-------- SUPPLIED DATA --------

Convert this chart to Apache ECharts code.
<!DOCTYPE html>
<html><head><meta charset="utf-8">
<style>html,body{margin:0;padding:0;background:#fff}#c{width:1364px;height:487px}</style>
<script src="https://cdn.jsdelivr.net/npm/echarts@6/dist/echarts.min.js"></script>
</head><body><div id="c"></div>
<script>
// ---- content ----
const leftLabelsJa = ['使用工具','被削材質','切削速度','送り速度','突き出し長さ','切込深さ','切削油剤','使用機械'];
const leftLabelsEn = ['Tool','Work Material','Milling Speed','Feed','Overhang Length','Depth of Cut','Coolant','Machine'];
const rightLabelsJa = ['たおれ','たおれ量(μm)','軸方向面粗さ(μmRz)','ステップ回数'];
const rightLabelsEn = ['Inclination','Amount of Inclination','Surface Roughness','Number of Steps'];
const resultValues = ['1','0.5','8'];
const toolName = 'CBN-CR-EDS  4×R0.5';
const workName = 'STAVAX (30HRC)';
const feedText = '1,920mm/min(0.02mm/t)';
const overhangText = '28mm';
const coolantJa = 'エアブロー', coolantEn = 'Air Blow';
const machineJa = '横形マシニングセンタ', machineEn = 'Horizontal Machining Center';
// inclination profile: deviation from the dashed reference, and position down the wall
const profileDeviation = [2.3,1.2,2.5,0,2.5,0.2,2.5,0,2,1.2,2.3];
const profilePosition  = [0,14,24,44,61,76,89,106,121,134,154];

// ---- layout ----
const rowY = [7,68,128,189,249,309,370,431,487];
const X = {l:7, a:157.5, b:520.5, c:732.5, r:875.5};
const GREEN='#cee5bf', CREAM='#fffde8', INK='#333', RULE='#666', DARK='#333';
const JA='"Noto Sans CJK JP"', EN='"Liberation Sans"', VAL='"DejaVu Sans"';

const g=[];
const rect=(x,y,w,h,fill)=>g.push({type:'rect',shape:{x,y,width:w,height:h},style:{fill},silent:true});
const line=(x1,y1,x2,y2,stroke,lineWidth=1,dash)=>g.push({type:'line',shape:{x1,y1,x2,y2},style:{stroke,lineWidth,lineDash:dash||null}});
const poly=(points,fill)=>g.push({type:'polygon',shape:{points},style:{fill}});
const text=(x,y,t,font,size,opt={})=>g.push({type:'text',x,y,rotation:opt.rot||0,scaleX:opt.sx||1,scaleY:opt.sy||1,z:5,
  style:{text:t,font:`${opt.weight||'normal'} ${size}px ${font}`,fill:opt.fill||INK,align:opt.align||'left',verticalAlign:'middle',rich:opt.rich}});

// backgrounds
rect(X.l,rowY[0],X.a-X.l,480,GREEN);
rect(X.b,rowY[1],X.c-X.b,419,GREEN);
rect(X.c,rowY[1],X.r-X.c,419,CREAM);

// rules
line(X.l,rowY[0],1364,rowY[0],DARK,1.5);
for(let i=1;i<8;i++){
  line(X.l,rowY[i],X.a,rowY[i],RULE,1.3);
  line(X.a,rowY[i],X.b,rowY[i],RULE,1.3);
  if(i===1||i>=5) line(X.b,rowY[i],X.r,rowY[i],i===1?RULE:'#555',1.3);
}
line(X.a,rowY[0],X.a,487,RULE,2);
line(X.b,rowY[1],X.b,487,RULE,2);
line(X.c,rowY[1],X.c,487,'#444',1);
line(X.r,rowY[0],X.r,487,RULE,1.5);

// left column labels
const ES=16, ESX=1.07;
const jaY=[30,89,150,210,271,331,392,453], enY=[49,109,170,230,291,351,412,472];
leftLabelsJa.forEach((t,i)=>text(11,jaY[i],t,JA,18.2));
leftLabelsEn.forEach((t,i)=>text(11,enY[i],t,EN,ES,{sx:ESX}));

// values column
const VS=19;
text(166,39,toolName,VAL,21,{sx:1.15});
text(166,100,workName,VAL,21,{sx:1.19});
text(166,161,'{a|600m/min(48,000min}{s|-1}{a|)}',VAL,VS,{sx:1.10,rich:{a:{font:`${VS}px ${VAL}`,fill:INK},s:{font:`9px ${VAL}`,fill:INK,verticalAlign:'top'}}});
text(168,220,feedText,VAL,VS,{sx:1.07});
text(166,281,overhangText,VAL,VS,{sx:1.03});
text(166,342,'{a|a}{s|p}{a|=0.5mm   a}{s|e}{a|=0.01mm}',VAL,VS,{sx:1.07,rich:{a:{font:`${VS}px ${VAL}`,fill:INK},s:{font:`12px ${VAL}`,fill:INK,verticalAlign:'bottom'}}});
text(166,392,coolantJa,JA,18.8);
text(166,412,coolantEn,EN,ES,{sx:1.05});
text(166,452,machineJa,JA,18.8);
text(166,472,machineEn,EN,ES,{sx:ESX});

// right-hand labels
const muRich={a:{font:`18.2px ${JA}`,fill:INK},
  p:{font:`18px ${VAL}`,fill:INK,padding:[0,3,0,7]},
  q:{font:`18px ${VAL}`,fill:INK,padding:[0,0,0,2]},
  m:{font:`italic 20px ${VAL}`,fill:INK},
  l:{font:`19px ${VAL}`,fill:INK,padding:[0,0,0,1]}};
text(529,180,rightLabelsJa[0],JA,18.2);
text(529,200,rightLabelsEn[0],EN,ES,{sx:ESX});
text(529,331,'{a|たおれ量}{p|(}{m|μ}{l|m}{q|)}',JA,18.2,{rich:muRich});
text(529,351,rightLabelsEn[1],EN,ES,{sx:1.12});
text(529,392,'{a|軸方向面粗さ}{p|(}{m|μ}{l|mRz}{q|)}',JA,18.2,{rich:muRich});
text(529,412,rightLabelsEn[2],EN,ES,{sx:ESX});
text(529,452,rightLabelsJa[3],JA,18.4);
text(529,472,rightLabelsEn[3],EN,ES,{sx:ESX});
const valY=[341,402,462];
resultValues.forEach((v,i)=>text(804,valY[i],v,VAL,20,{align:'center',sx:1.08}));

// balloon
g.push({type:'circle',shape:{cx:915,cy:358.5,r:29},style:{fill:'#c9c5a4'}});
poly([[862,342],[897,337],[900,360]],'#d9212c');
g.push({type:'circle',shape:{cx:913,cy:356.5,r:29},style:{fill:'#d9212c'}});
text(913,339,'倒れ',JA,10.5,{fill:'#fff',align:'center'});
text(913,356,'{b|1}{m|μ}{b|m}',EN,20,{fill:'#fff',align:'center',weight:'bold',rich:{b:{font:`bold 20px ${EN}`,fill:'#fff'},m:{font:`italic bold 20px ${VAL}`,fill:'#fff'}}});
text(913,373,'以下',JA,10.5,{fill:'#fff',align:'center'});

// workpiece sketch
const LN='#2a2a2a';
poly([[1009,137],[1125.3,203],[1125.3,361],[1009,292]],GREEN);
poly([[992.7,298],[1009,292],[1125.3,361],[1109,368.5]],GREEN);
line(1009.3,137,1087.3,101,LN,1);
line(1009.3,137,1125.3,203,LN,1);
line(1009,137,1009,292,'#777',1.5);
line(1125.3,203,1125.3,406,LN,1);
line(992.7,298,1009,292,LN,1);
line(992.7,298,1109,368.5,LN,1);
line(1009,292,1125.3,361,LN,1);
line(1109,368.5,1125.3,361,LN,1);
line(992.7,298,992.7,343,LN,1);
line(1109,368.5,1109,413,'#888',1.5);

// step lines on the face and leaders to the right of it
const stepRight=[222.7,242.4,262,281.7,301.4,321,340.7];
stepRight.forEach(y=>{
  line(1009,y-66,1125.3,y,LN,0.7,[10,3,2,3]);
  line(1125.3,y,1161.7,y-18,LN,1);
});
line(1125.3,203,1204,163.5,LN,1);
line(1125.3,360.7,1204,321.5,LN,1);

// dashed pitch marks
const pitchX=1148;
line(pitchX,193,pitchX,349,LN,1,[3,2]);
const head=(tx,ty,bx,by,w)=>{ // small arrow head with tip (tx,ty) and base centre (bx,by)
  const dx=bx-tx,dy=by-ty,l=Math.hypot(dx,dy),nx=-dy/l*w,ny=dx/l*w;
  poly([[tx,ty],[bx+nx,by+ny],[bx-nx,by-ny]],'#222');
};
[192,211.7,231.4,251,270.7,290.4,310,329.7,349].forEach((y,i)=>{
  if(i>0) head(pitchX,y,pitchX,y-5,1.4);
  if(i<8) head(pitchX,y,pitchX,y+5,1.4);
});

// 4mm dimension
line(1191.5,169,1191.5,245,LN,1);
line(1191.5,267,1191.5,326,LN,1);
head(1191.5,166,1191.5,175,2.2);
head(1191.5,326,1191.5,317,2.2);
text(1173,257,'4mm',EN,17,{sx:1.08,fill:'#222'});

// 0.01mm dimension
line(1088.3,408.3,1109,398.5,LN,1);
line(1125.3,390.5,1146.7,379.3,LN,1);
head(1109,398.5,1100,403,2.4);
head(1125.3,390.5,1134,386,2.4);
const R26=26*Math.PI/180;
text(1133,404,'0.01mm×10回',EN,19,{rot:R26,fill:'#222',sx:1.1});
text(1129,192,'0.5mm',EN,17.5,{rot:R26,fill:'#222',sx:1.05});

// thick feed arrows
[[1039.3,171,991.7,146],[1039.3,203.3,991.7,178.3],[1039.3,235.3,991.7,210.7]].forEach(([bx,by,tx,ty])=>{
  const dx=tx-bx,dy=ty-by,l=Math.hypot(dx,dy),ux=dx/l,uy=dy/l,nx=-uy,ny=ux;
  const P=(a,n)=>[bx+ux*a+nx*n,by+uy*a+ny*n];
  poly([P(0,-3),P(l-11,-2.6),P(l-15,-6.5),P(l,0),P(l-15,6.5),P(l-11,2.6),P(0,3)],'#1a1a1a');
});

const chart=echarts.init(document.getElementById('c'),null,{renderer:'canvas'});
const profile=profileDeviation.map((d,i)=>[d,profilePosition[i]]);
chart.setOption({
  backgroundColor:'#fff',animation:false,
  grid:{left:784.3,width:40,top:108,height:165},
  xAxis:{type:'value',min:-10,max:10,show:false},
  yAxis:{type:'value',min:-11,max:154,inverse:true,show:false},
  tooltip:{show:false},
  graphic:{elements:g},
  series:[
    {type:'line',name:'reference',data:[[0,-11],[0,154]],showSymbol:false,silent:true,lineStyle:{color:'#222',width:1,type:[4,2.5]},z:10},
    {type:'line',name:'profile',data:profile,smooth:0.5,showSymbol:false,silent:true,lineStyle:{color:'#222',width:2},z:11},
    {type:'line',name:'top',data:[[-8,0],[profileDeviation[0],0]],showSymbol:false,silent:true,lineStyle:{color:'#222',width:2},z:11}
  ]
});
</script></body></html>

--------
-------- SUPPLIED DATA --------

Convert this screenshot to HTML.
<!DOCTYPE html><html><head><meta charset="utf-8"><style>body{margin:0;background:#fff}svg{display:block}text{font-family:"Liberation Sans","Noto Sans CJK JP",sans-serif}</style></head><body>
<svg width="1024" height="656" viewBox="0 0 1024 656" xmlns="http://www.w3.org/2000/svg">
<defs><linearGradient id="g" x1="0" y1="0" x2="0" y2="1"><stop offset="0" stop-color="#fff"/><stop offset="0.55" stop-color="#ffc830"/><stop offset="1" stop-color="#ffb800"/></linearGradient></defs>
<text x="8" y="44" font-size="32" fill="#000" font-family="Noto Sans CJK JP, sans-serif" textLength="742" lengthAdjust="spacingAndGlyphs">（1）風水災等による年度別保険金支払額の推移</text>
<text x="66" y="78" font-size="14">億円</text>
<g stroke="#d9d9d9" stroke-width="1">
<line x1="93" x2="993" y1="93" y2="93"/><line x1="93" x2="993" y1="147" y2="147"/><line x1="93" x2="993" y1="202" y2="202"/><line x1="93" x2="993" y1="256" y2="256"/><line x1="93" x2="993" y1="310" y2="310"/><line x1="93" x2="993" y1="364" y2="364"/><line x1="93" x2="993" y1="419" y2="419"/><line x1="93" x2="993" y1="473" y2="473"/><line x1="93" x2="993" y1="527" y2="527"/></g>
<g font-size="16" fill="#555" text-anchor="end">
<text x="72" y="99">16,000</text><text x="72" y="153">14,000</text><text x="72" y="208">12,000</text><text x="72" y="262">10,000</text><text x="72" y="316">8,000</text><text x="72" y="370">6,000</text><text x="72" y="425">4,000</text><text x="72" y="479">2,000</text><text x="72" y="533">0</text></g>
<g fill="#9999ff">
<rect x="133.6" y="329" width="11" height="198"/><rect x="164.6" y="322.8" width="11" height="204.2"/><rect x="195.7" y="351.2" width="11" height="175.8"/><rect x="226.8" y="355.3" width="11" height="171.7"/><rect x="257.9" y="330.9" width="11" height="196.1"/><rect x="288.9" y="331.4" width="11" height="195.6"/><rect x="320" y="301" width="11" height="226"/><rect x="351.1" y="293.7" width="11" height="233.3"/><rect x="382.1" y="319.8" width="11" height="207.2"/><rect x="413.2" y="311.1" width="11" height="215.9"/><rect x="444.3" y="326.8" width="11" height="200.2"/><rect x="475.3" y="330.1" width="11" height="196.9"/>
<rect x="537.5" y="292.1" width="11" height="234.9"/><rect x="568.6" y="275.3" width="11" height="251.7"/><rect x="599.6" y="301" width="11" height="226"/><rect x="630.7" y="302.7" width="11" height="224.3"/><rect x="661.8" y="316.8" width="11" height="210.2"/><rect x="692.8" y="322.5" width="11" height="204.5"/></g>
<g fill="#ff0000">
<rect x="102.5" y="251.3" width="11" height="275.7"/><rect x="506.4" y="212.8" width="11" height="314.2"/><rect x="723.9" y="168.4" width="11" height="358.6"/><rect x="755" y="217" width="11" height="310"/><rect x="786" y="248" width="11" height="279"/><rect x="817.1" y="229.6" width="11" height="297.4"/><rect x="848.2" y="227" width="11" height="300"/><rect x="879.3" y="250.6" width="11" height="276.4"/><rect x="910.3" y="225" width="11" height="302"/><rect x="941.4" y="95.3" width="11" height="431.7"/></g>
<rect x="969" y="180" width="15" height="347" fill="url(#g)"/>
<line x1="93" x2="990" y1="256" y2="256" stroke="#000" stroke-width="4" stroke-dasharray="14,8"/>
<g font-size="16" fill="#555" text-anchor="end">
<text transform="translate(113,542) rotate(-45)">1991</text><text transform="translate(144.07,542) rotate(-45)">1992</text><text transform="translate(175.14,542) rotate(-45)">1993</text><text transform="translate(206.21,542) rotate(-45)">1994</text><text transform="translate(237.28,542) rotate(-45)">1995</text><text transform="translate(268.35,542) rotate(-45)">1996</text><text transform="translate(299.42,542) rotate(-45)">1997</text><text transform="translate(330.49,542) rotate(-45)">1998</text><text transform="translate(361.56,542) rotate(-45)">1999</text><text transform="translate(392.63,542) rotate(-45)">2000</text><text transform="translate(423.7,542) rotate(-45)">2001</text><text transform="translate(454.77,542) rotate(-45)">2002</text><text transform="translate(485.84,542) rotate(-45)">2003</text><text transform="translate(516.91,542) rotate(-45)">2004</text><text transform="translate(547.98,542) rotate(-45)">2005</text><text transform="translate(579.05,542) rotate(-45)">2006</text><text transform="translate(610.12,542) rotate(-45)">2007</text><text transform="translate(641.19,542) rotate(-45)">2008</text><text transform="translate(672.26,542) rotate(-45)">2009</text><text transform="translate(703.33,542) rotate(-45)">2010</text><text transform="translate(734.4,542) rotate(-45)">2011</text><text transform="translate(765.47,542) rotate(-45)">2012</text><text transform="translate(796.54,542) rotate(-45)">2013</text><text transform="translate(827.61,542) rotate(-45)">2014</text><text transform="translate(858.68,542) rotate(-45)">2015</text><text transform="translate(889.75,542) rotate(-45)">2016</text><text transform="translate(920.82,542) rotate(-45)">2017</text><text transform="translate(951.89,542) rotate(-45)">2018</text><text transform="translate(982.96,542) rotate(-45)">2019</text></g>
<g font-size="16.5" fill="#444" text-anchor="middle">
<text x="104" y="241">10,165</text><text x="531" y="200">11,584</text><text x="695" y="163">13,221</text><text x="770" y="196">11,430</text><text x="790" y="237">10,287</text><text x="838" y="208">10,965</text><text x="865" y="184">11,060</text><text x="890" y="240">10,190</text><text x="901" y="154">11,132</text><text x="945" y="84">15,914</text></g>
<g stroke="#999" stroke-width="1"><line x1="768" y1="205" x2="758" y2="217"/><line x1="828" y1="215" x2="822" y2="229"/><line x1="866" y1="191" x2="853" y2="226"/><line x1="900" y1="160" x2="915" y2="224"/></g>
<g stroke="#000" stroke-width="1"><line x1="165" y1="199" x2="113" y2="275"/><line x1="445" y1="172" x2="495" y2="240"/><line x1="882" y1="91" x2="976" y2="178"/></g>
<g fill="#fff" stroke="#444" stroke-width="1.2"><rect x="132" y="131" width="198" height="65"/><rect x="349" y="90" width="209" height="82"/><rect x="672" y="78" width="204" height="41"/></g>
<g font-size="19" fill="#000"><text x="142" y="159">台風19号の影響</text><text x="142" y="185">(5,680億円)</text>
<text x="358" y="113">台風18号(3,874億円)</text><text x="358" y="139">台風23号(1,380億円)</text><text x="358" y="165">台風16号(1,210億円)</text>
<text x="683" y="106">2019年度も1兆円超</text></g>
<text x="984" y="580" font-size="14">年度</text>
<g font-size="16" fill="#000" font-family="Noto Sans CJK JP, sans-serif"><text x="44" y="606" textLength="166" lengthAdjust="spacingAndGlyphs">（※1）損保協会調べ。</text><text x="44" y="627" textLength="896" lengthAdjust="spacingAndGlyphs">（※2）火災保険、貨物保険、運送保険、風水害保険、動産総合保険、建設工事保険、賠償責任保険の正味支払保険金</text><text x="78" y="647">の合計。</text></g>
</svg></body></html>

--------
-------- SUPPLIED DATA --------

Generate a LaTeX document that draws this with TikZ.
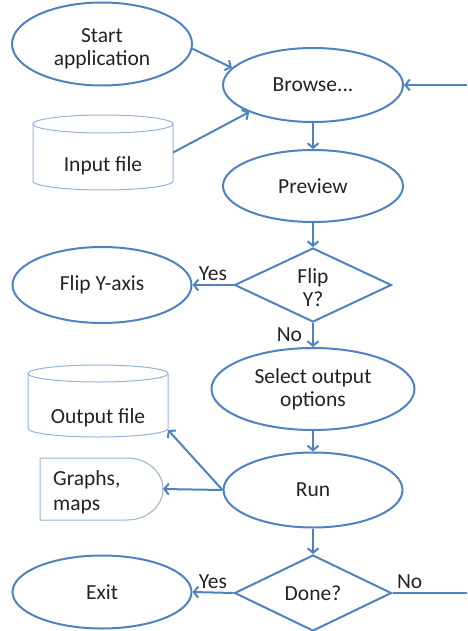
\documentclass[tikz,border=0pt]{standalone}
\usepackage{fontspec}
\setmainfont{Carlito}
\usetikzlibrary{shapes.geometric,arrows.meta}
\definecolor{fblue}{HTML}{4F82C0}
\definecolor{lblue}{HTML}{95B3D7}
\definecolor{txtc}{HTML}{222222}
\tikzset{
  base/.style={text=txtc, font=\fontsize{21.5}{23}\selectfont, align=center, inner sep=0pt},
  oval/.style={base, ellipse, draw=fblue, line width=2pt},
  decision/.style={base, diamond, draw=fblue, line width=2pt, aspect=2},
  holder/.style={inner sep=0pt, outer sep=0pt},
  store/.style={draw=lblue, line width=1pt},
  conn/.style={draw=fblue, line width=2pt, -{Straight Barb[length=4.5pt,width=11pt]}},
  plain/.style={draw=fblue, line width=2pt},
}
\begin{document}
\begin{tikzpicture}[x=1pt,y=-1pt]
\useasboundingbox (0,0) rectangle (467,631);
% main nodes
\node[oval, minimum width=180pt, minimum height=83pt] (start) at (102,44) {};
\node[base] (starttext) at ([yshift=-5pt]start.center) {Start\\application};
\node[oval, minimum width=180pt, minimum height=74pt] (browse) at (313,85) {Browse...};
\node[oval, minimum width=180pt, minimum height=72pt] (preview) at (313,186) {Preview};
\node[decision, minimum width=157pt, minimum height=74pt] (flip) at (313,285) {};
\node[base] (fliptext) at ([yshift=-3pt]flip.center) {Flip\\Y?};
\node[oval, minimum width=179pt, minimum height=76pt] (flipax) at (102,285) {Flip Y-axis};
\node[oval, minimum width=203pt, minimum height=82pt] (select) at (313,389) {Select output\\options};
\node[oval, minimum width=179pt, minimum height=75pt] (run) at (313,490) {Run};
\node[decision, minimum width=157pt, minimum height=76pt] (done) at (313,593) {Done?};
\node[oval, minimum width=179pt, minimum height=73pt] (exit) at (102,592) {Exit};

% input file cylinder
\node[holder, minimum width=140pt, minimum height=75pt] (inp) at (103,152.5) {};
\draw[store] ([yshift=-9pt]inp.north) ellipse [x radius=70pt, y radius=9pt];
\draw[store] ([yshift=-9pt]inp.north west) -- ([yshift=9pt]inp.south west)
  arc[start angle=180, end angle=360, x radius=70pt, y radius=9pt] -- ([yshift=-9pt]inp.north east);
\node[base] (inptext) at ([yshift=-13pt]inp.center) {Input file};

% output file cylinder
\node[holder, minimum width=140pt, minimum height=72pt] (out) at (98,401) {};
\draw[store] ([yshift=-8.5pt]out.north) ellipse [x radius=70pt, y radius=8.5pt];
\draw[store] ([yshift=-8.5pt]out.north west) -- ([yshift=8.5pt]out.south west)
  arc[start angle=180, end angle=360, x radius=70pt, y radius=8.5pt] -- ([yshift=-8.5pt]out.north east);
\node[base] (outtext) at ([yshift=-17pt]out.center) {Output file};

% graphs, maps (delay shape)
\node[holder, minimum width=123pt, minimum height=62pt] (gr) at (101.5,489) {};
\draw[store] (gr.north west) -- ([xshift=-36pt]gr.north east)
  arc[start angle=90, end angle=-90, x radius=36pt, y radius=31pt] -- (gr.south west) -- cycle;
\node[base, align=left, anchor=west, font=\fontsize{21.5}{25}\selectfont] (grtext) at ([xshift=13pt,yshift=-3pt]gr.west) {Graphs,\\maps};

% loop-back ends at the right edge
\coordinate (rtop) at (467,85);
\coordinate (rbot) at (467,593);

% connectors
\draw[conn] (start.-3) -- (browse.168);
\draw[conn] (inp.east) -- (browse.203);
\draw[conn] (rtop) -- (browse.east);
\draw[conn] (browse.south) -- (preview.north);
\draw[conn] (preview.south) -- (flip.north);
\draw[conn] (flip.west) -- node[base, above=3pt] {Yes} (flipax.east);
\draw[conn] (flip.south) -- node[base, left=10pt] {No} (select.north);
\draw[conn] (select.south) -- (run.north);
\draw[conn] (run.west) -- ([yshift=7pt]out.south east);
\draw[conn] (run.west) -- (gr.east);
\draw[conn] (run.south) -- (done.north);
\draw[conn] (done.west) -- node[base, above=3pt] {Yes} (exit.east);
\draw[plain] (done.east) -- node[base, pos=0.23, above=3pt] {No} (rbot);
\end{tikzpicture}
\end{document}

--------

* _YOUR INSTRUCTIONS_: Gather from the entries above all lines that include the string "with".

* _EXPECTED ANSWER_:
const head=(tx,ty,bx,by,w)=>{ // small arrow head with tip (tx,ty) and base centre (bx,by)
Generate a LaTeX document that draws this with TikZ.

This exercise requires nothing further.